→ Exercise directions: Leave out the pictures, and write out exactly the lines from the beginning of the material to the line holding "var boxPos = [2, 4, 6, 8]", that line included, and nothing else.

→ Source data:
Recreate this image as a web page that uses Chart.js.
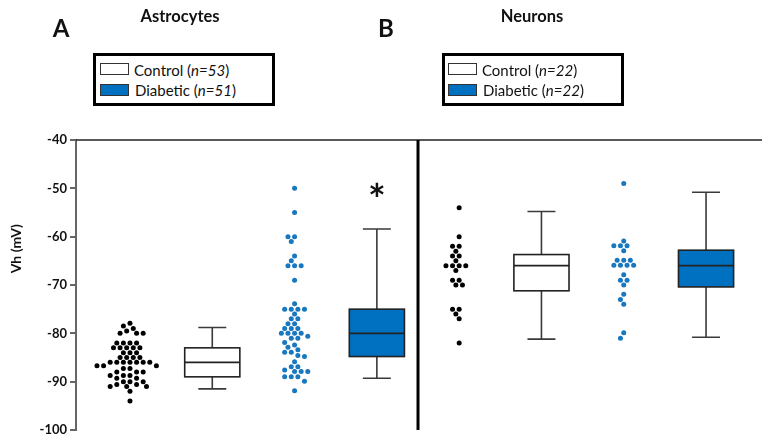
<!DOCTYPE html>
<html>
<head>
<meta charset="utf-8">
<script src="https://cdn.jsdelivr.net/npm/chart.js@4/dist/chart.umd.min.js"></script>
<style>
  body { margin: 0; background: #fff; font-family: Lato, "Open Sans", sans-serif; }
  #wrap { position: relative; width: 769px; height: 445px; }
  canvas { position: absolute; left: 0; top: 0; }
  .lbl { position: absolute; transform: translate(-50%, -50%); white-space: nowrap; font-weight: bold; color: #111; }
  .legend { position: absolute; box-sizing: border-box; border: 3px solid #000; background: #fff; }
  .sw { position: absolute; box-sizing: border-box; border: 1px solid #333; width: 29px; height: 12px; }
  .lt { position: absolute; font-size: 15px; line-height: 15px; color: #111; white-space: nowrap; }
</style>
</head>
<body>
<div id="wrap">
  <canvas id="myChart" width="769" height="445"></canvas>
  <div class="lbl" style="left:61px;top:27px;font-size:24px">A</div>
  <div class="lbl" style="left:180px;top:16px;font-size:16.5px">Astrocytes</div>
  <div class="lbl" style="left:386px;top:27px;font-size:24px">B</div>
  <div class="lbl" style="left:532px;top:16px;font-size:16.5px">Neurons</div>

  <div class="legend" style="left:93px;top:53px;width:182px;height:53px"></div>
  <div class="sw" style="left:100px;top:63px;background:#fff"></div>
  <div class="lt" style="left:134px;top:63px">Control (<i>n=53</i>)</div>
  <div class="sw" style="left:100px;top:84px;background:#0070c0"></div>
  <div class="lt" style="left:135px;top:83px">Diabetic (<i>n=51</i>)</div>

  <div class="legend" style="left:442px;top:53px;width:182px;height:53px"></div>
  <div class="sw" style="left:448px;top:63px;background:#fff"></div>
  <div class="lt" style="left:482px;top:63px">Control (<i>n=22</i>)</div>
  <div class="sw" style="left:448px;top:84px;background:#0070c0"></div>
  <div class="lt" style="left:483px;top:83px">Diabetic (<i>n=22</i>)</div>
</div>
<script>
// groups, left to right
var groups = ['Astrocytes Control', 'Astrocytes Diabetic', 'Neurons Control', 'Neurons Diabetic']
var dotPos = [1, 3, 5, 7]
var boxPos = [2, 4, 6, 8]

// single cells, Vh in mV
var astroControl = [-77.9, -78.5, -79.0, -79.5, -80, -80, -80,
  -82, -82, -82, -82, -83, -83, -83, -83, -83, -84, -84, -84,
  -85, -85, -85, -85, -86, -86, -86, -86, -86, -86, -86,
  -86.7, -86.7, -86.7, -87.3, -87.3, -88, -88, -88, -88.7, -88.7, -88.7,
  -89.3, -89.3, -90, -90, -90, -90.6, -90.6, -91, -91, -91, -92, -94]
var astroDiabetic = [-50, -55, -60, -60, -61, -64, -65, -66, -66, -66, -69,
  -73.9, -75, -75, -75, -75, -76, -77, -77, -78, -78, -79, -79, -79,
  -80, -80, -80, -80, -80.6, -81, -81, -81.9, -82.4, -82.9, -83.4, -83.9, -83.9,
  -84.6, -84.8, -85.9, -86.9, -86.9, -87.6, -87.9, -87.9, -87.9,
  -89, -89, -89, -89.9, -91.9]
var neuronControl = [-54, -60, -62, -62, -63, -64, -64, -65, -66, -66, -66, -66,
  -67, -69, -69, -70, -70, -75, -75, -76, -77, -82]
var neuronDiabetic = [-49, -60.9, -61.9, -61.9, -61.9, -62.9, -64.9, -64.9, -64.9,
  -65.9, -65.9, -65.9, -65.9, -67.9, -69, -69, -70, -71.9, -73, -74, -79.9, -81]

// box plot summaries
var whiskerHigh = [-78.8, -58.4, -54.8, -50.8]
var q3 = [-83.0, -75.0, -63.7, -62.8]
var median = [-86.0, -80.0, -66.0, -66.0]
var q1 = [-89.0, -84.8, -71.2, -70.4]
var whiskerLow = [-91.5, -89.3, -81.2, -80.8]

var yTicks = [-40, -50, -60, -70, -80, -90, -100]

var BLUE = '#0070c0'
var DOTBLUE = '#1777bf'
var boxFill = ['#ffffff', BLUE, '#ffffff', BLUE]

var extras = {
  id: 'extras',
  afterDatasetsDraw: function(chart) {
    var ctx = chart.ctx, x = chart.scales.x, y = chart.scales.y
    var area = chart.chartArea
    ctx.save()
    // boxes
    for (var i = 0; i < boxPos.length; i++) {
      var cx = x.getPixelForValue(boxPos[i])
      var half = x.getPixelForValue(boxPos[i] + 0.335) - cx
      var cap = x.getPixelForValue(boxPos[i] + 0.17) - cx
      var yH = y.getPixelForValue(whiskerHigh[i]), yL = y.getPixelForValue(whiskerLow[i])
      var y3 = y.getPixelForValue(q3[i]), y1 = y.getPixelForValue(q1[i]), yM = y.getPixelForValue(median[i])
      ctx.strokeStyle = '#3a3a3a'
      ctx.lineWidth = 1.6
      ctx.beginPath()
      ctx.moveTo(cx, yH); ctx.lineTo(cx, y3)
      ctx.moveTo(cx, y1); ctx.lineTo(cx, yL)
      ctx.moveTo(cx - cap, yH); ctx.lineTo(cx + cap, yH)
      ctx.moveTo(cx - cap, yL); ctx.lineTo(cx + cap, yL)
      ctx.stroke()
      ctx.fillStyle = boxFill[i]
      ctx.fillRect(cx - half, y3, half * 2, y1 - y3)
      ctx.strokeStyle = '#222'
      ctx.strokeRect(cx - half, y3, half * 2, y1 - y3)
      ctx.beginPath()
      ctx.moveTo(cx - half, yM); ctx.lineTo(cx + half, yM)
      ctx.stroke()
    }
    // top line at -40
    ctx.strokeStyle = '#222'
    ctx.lineWidth = 1.5
    ctx.beginPath()
    ctx.moveTo(area.left, y.getPixelForValue(-40))
    ctx.lineTo(area.right, y.getPixelForValue(-40))
    ctx.stroke()
    // divider between panels
    ctx.strokeStyle = '#000'
    ctx.lineWidth = 3
    ctx.beginPath()
    ctx.moveTo(x.getPixelForValue(4.5), y.getPixelForValue(-40))
    ctx.lineTo(x.getPixelForValue(4.5), y.getPixelForValue(-100))
    ctx.stroke()
    // significance star
    ctx.fillStyle = '#111'
    ctx.font = 'bold 42px Lato'
    ctx.textAlign = 'center'
    ctx.textBaseline = 'alphabetic'
    var m = ctx.measureText('*')
    var yc = y.getPixelForValue(-50.3)
    ctx.fillText('*', x.getPixelForValue(4), yc + (m.actualBoundingBoxAscent - m.actualBoundingBoxDescent) / 2)
    // axis title
    ctx.translate(16, y.getPixelForValue(-62.5))
    ctx.rotate(-Math.PI / 2)
    ctx.font = 'bold 14px Lato'
    ctx.textBaseline = 'middle'
    ctx.fillText('Vh (mV)', 0, 0)
    ctx.restore()
  }
}

function dotSet(values, pos, color) {
  return {
    type: 'scatter',
    data: values.map(function(v) { return {x: pos, y: v} }),
    backgroundColor: color,
    borderWidth: 0,
    pointRadius: 2.5,
    pointHoverRadius: 2.5
  }
}

var ctx = document.getElementById('myChart').getContext('2d')
var chart = new Chart(ctx, {
  type: 'scatter',
  data: {
    datasets: [
      dotSet(astroControl, dotPos[0], '#000'),
      dotSet(astroDiabetic, dotPos[1], DOTBLUE),
      dotSet(neuronControl, dotPos[2], '#000'),
      dotSet(neuronDiabetic, dotPos[3], DOTBLUE)
    ]
  },
  options: {
    responsive: false,
    animation: false,
    layout: { padding: { top: 140, bottom: 15, right: 7, left: 0 } },
    plugins: { legend: { display: false }, tooltip: { enabled: false } },
    scales: {
      x: { type: 'linear', display: false, min: 0.344, max: 8.68 },
      y: {
        min: -100, max: -40,
        afterFit: function(scale) { scale.width = 76 },
        afterBuildTicks: function(scale) { scale.ticks = yTicks.map(function(v) { return {value: v} }) },
        border: { color: '#666', width: 2 },
        grid: { drawOnChartArea: false, color: '#666', lineWidth: 2, tickLength: 6 },
        ticks: { color: '#111', padding: 3, font: { family: 'Lato', weight: 'bold', size: 13 } }
      }
    }
  },
  plugins: [extras]
})

// lay the dots out as a beeswarm around each group's centre
function swarm(values, pos) {
  var xs = chart.scales.x, ys = chart.scales.y
  var cx = xs.getPixelForValue(pos)
  var D = 5.7, h = 3.3
  var placed = []
  var sorted = values.slice().sort(function(a, b) { return b - a })
  return sorted.map(function(v) {
    var py = ys.getPixelForValue(v)
    var off = 0
    for (var k = 0; k < 80; k++) {
      var cand = k === 0 ? 0 : (k % 2 === 1 ? -1 : 1) * Math.ceil(k / 2) * h
      var hit = placed.some(function(p) {
        var dx = p.x - cand, dy = p.y - py
        return dx * dx + dy * dy < D * D
      })
      if (!hit) { off = cand; break }
    }
    placed.push({x: off, y: py})
    return {x: xs.getValueForPixel(cx + off), y: v}
  })
}

var allDots = [astroControl, astroDiabetic, neuronControl, neuronDiabetic]
allDots.forEach(function(vals, i) {
  chart.data.datasets[i].data = swarm(vals, dotPos[i])
})
chart.update('none')
</script>
</body>
</html>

→ Written solution:
Recreate this image as a web page that uses Chart.js.
<!DOCTYPE html>
<html>
<head>
<meta charset="utf-8">
<script src="https://cdn.jsdelivr.net/npm/chart.js@4/dist/chart.umd.min.js"></script>
<style>
  body { margin: 0; background: #fff; font-family: Lato, "Open Sans", sans-serif; }
  #wrap { position: relative; width: 769px; height: 445px; }
  canvas { position: absolute; left: 0; top: 0; }
  .lbl { position: absolute; transform: translate(-50%, -50%); white-space: nowrap; font-weight: bold; color: #111; }
  .legend { position: absolute; box-sizing: border-box; border: 3px solid #000; background: #fff; }
  .sw { position: absolute; box-sizing: border-box; border: 1px solid #333; width: 29px; height: 12px; }
  .lt { position: absolute; font-size: 15px; line-height: 15px; color: #111; white-space: nowrap; }
</style>
</head>
<body>
<div id="wrap">
  <canvas id="myChart" width="769" height="445"></canvas>
  <div class="lbl" style="left:61px;top:27px;font-size:24px">A</div>
  <div class="lbl" style="left:180px;top:16px;font-size:16.5px">Astrocytes</div>
  <div class="lbl" style="left:386px;top:27px;font-size:24px">B</div>
  <div class="lbl" style="left:532px;top:16px;font-size:16.5px">Neurons</div>

  <div class="legend" style="left:93px;top:53px;width:182px;height:53px"></div>
  <div class="sw" style="left:100px;top:63px;background:#fff"></div>
  <div class="lt" style="left:134px;top:63px">Control (<i>n=53</i>)</div>
  <div class="sw" style="left:100px;top:84px;background:#0070c0"></div>
  <div class="lt" style="left:135px;top:83px">Diabetic (<i>n=51</i>)</div>

  <div class="legend" style="left:442px;top:53px;width:182px;height:53px"></div>
  <div class="sw" style="left:448px;top:63px;background:#fff"></div>
  <div class="lt" style="left:482px;top:63px">Control (<i>n=22</i>)</div>
  <div class="sw" style="left:448px;top:84px;background:#0070c0"></div>
  <div class="lt" style="left:483px;top:83px">Diabetic (<i>n=22</i>)</div>
</div>
<script>
// groups, left to right
var groups = ['Astrocytes Control', 'Astrocytes Diabetic', 'Neurons Control', 'Neurons Diabetic']
var dotPos = [1, 3, 5, 7]
var boxPos = [2, 4, 6, 8]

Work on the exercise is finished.